En l’espace de quelques
semaines, plus de 1.500 fr. furent versés. Plus de 30.000
autres étaient votés. Il y avait de l’enthousiasme, et
partout on applaudissait aux décisions prises.
Mais voilà que se
produisent les tiraillements que l’on sait au sujet de la Maison des
Fédérations. Comme l’on a parlé de cette
propriété pour édifier la Maison des Syndicats,
immédiatement la confiance est ébranlée et l’on
attend les événements. Les sommes votées ne sont
même pas versées. On s’attend les uns les autres.
Mais c’est là un
malaise passager qui sera vite dissipé. Le premier effort n’a
pas été stérile. Il y a en caisse, à
l’heure actuelle, plus de 21.000 francs.
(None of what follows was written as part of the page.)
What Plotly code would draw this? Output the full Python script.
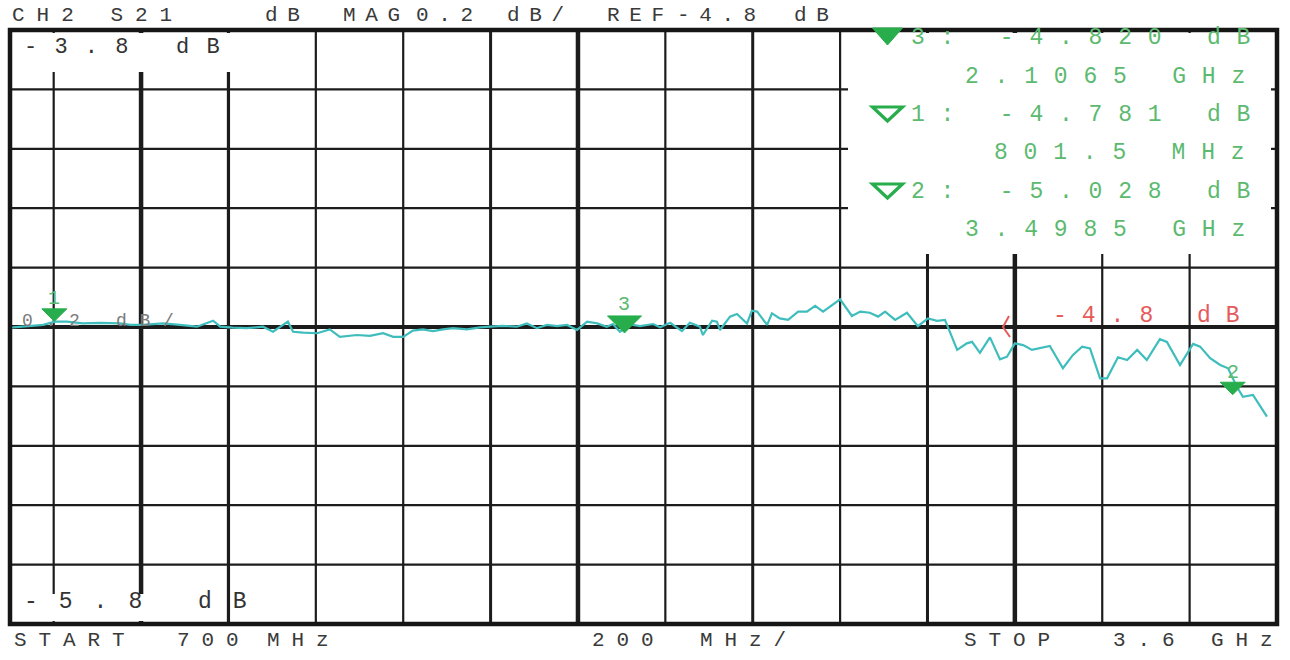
import plotly.graph_objects as go

# ---------------- data ----------------
freq_mhz = [700, 723, 776, 803, 830, 867, 906, 952, 975, 1004, 1050, 1089, 1128, 1165, 1181,
            1210, 1242, 1279, 1302, 1336, 1348, 1371, 1403, 1432, 1455, 1494, 1524, 1554, 1577,
            1600, 1622, 1645, 1668, 1691, 1714, 1746, 1776, 1799, 1828, 1860, 1883, 1906, 1929,
            1952, 1975, 1998, 2021, 2044, 2066, 2080, 2096, 2119, 2142, 2172, 2188, 2211, 2238,
            2256, 2279, 2286, 2307, 2318, 2325, 2348, 2364, 2387, 2398, 2410, 2433, 2444, 2462,
            2481, 2504, 2524, 2543, 2561, 2581, 2600, 2627, 2646, 2668, 2687, 2703, 2726, 2753,
            2778, 2801, 2822, 2840, 2868, 2890, 2902, 2920, 2943, 2966, 2982, 3000, 3019, 3039,
            3058, 3080, 3110, 3133, 3154, 3172, 3195, 3211, 3236, 3257, 3280, 3302, 3332, 3348,
            3378, 3408, 3424, 3447, 3470, 3488, 3508, 3522, 3545, 3577]
s21_db = [-4.802, -4.799, -4.793, -4.782, -4.782, -4.788, -4.786, -4.788, -4.793, -4.793,
          -4.788, -4.793, -4.799, -4.779, -4.799, -4.802, -4.804, -4.799, -4.816, -4.782,
          -4.816, -4.819, -4.821, -4.808, -4.833, -4.827, -4.830, -4.821, -4.833, -4.833,
          -4.812, -4.808, -4.814, -4.808, -4.804, -4.808, -4.801, -4.799, -4.796, -4.799,
          -4.788, -4.804, -4.793, -4.797, -4.793, -4.810, -4.782, -4.788, -4.799, -4.790,
          -4.816, -4.791, -4.797, -4.790, -4.801, -4.786, -4.814, -4.786, -4.799, -4.827,
          -4.779, -4.782, -4.810, -4.765, -4.756, -4.788, -4.745, -4.748, -4.793, -4.754,
          -4.771, -4.776, -4.748, -4.748, -4.729, -4.748, -4.726, -4.707, -4.763, -4.748,
          -4.752, -4.765, -4.748, -4.776, -4.752, -4.797, -4.771, -4.779, -4.776, -4.877,
          -4.855, -4.850, -4.887, -4.835, -4.909, -4.900, -4.855, -4.861, -4.877, -4.872,
          -4.864, -4.939, -4.894, -4.866, -4.872, -4.973, -4.973, -4.902, -4.911, -4.877,
          -4.911, -4.841, -4.850, -4.928, -4.857, -4.866, -4.905, -4.928, -4.939, -5.001,
          -5.035, -5.029, -5.102]

x_start_mhz = 700
x_stop_mhz = 3600
x_grid_first_mhz = 800
x_div_mhz = 200
ref_db = -4.8
db_per_div = 0.2
n_ydiv = 10

marker_ids = ["1", "2", "3"]
marker_freq_mhz = [801.5, 3498.5, 2106.5]
marker_db = [-4.781, -5.028, -4.820]
active_marker = "3"

header_words = ["CH2 S21", "dB", "MAG", "0.2", "dB/", "REF", "-4.8", "dB"]
footer_words = ["START", "700", "MHz", "200", "MHz/", "STOP", "3.6", "GHz"]
scale_label = "0.2 dB/"

# ---------------- geometry ----------------
W, H = 1290, 660
L, T, R, B = 10, 30, 13, 36
PW, PH = W - L - R, H - T - B
y_top = ref_db + db_per_div * n_ydiv / 2
y_bot = ref_db - db_per_div * n_ydiv / 2


def px(xp):
    return (xp - L) / PW


def py(yp):
    return 1 - (yp - T) / PH


FONT = "Liberation Mono"
GRID = "#1c1c1c"
GREEN = "#27ad4b"
GREEN_TXT = "#5cba70"
RED = "#e55a5a"
TEAL = "#3fbdbd"


def spaced(s, ls):
    return '<span style="letter-spacing:%.1fpx">%s</span>' % (ls, s)


fig = go.Figure()
fig.add_trace(go.Scatter(x=freq_mhz, y=s21_db, mode="lines",
                         line=dict(color=TEAL, width=2.2), hoverinfo="skip",
                         showlegend=False))

shapes = []
# vertical grid
thick = {1000: 4.5, 1200: 3.2, 1800: 3.0, 2000: 4.5, 2400: 3.0, 2800: 3.0, 3000: 4.5}
f = x_grid_first_mhz
while f < x_stop_mhz:
    shapes.append(dict(type="line", xref="x", yref="paper", x0=f, x1=f, y0=0, y1=1,
                       line=dict(color=GRID, width=thick.get(f, 2.2)), layer="below"))
    f += x_div_mhz
# horizontal grid
for k in range(1, n_ydiv):
    yv = y_bot + k * db_per_div
    shapes.append(dict(type="line", xref="paper", yref="y", x0=0, x1=1, y0=yv, y1=yv,
                       line=dict(color=GRID, width=4.0 if k == n_ydiv // 2 else 2.2),
                       layer="below"))
# white label boxes
for (x0, y0, x1, y1) in [(12, 33, 232, 72), (12, 594, 226, 621), (848, 33, 1271, 254)]:
    shapes.append(dict(type="rect", xref="paper", yref="paper", x0=px(x0), x1=px(x1),
                       y0=py(y1), y1=py(y0), fillcolor="white", line=dict(width=0),
                       layer="below"))
# frame
shapes.append(dict(type="rect", xref="paper", yref="paper", x0=0, x1=1, y0=0, y1=1,
                   line=dict(color="#161616", width=4.5), layer="above"))

# marker triangles on trace (tip at marker reading)
annotations = []
for mid, mf, mv in zip(marker_ids, marker_freq_mhz, marker_db):
    w, h = (34, 17) if mid == active_marker else (25, 12.5)
    shapes.append(dict(type="path", xref="x", yref="y", xsizemode="pixel", ysizemode="pixel",
                       xanchor=mf, yanchor=mv,
                       path="M %.1f,%.1f L %.1f,%.1f L 0,0 Z" % (-w / 2, h, w / 2, h),
                       fillcolor=GREEN, line=dict(color=GREEN, width=1), layer="above"))
    annotations.append(dict(x=mf, y=mv, xref="x", yref="y", text=mid, showarrow=False,
                            xanchor="center", yanchor="middle",
                            yshift=(h + 11) if mid == active_marker else (h + 10),
                            font=dict(family=FONT, size=20, color=GREEN_TXT)))

# reference level indicator
shapes.append(dict(type="path", xref="paper", yref="y", xsizemode="pixel", ysizemode="pixel",
                   xanchor=px(1008), yanchor=ref_db,
                   path="M 1,11 L -5,0 L 2,-10", line=dict(color=RED, width=2),
                   layer="above"))

# marker readout box
order = [active_marker] + [m for m in marker_ids if m != active_marker]


def fmt_freq(fm):
    return "%.4f GHz" % (fm / 1000) if fm >= 1000 else "%.1f MHz" % fm


BOX_SIZE = 23
BOX_ADV = 0.6 * BOX_SIZE
BOX_PITCH = 29.6
row_y = [38, 77, 115, 153, 192, 230]
for i, mid in enumerate(order):
    j = marker_ids.index(mid)
    line1 = "%s: %.3f dB" % (mid, marker_db[j])
    line2 = fmt_freq(marker_freq_mhz[j])
    y1p, y2p = row_y[2 * i], row_y[2 * i + 1]
    annotations.append(dict(x=px(909), y=py(y1p), xref="paper", yref="paper",
                            text=spaced(line1, BOX_PITCH - BOX_ADV), showarrow=False,
                            xanchor="left", yanchor="middle",
                            font=dict(family=FONT, size=BOX_SIZE, color=GREEN_TXT)))
    x2 = 1243 - (len(line2) - 1) * BOX_PITCH - BOX_ADV
    annotations.append(dict(x=px(x2), y=py(y2p), xref="paper", yref="paper",
                            text=spaced(line2, BOX_PITCH - BOX_ADV), showarrow=False,
                            xanchor="left", yanchor="middle",
                            font=dict(family=FONT, size=BOX_SIZE, color=GREEN_TXT)))
    filled = mid == active_marker
    tip_y = y1p + (7 if filled else 6)
    shapes.append(dict(type="path", xref="paper", yref="paper", xsizemode="pixel",
                       ysizemode="pixel", xanchor=px(887.5), yanchor=py(tip_y),
                       path="M -15,%d L 15,%d L 0,0 Z" % ((17, 17) if filled else (14, 14)),
                       fillcolor=GREEN if filled else "rgba(0,0,0,0)",
                       line=dict(color=GREEN, width=1 if filled else 3.2), layer="above"))

# header / footer
TXT = "#3a3a3a"
header_x = [10, 263, 341, 414, 505, 605, 675, 792]
for wtxt, xp in zip(header_words, header_x):
    annotations.append(dict(x=px(xp), y=py(16), xref="paper", yref="paper",
                            text=spaced(wtxt, 12.0 if wtxt == "CH2 S21" else 9.6),
                            showarrow=False, xanchor="left", yanchor="middle",
                            font=dict(family=FONT, size=21, color=TXT)))
footer_x = [12, 175, 265, 590, 698, 962, 1111, 1209]
for wtxt, xp in zip(footer_words, footer_x):
    annotations.append(dict(x=px(xp), y=py(640), xref="paper", yref="paper",
                            text=spaced(wtxt, 11.9), showarrow=False,
                            xanchor="left", yanchor="middle",
                            font=dict(family=FONT, size=21, color=TXT)))

# in-grid labels
annotations.append(dict(x=px(22), y=py(48), xref="paper", yref="paper",
                        text=spaced("%.1f dB" % y_top, 17.2), showarrow=False,
                        xanchor="left", yanchor="middle",
                        font=dict(family=FONT, size=22, color="#333333")))
annotations.append(dict(x=px(22), y=py(602), xref="paper", yref="paper",
                        text=spaced("%.1f dB" % y_bot, 21.0), showarrow=False,
                        xanchor="left", yanchor="middle",
                        font=dict(family=FONT, size=23, color="#333333")))
annotations.append(dict(x=px(20), y=py(321), xref="paper", yref="paper",
                        text=spaced(scale_label, 12.7), showarrow=False,
                        xanchor="left", yanchor="middle",
                        font=dict(family=FONT, size=18, color="#7a7a7a")))
annotations.append(dict(x=px(1051), y=py(316), xref="paper", yref="paper",
                        text=spaced("%.1f dB" % ref_db, 15.0), showarrow=False,
                        xanchor="left", yanchor="middle",
                        font=dict(family=FONT, size=23, color=RED)))

fig.update_layout(
    width=W, height=H, autosize=False,
    margin=dict(l=L, r=R, t=T, b=B, pad=0),
    paper_bgcolor="white", plot_bgcolor="white",
    xaxis=dict(range=[x_start_mhz, x_stop_mhz], showgrid=False, zeroline=False,
               showticklabels=False, ticks="", showline=False, fixedrange=True),
    yaxis=dict(range=[y_bot, y_top], showgrid=False, zeroline=False,
               showticklabels=False, ticks="", showline=False, fixedrange=True),
    shapes=shapes, annotations=annotations, showlegend=False,
)

fig.write_html("out.html", config={"displayModeBar": False},
               post_script="document.body.style.margin='0';document.body.style.overflow='hidden';")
C’est peu, mais c’est un
premier jalon, et il ne s’agit pas d’en rester là.
Il a été,
en effet, décidé, à la date du 8 août
dernier, de faire repartir les cotisations pour la Maison de la date
du 1er janvier 1910. Les syndicats ayant déjà
versé et continuant à verser, seront en avance d’autant
sur 1910. Ainsi, le premier semestre se terminant le 30 juin 1910,
c’est plus de huit mois qui restent pour permettre aux syndicats de
recouvrer auprès de chacun de leurs membres une somme de vingt
sous. C’est le prix de deux paquets de tabac ou de quatre
absinthes.
Nous avons l’audace de
dire qu’il est possible de se priver, pendant quatre ou cinq ans, si
besoin est, de deux paquets de tabac ou de quatre absinthes tous les
six mois. Et ceux qui ne fument ni ne boivent ne nous inquiètent
pas, ils feront leur devoir.
Il faut aux syndicats
parisiens une Maison à eux. Il faut qu’ils ne soient plus
enfermés dans des règlements stupides. Il faut qu’ils
soient libres de discuter toutes les questions qui leur plaisent. Il
faut qu’ils n’aient pas à craindre le mouchardage continuel
des agents de la Préfecture de la Seine. Pour cela, ils ne
peuvent et ne doivent compter que sur eux.
Attelons-nous donc à
nouveau et hardiment à cette oeuvre qui libérera pour
toujours les organisations syndicales de la Seine de la tutelle
néfaste qu’elles subissent avec trop de passivité
depuis trop longtemps.
J. Bled (Membre de la
Commission pour l’édification de la Maison des Syndicats).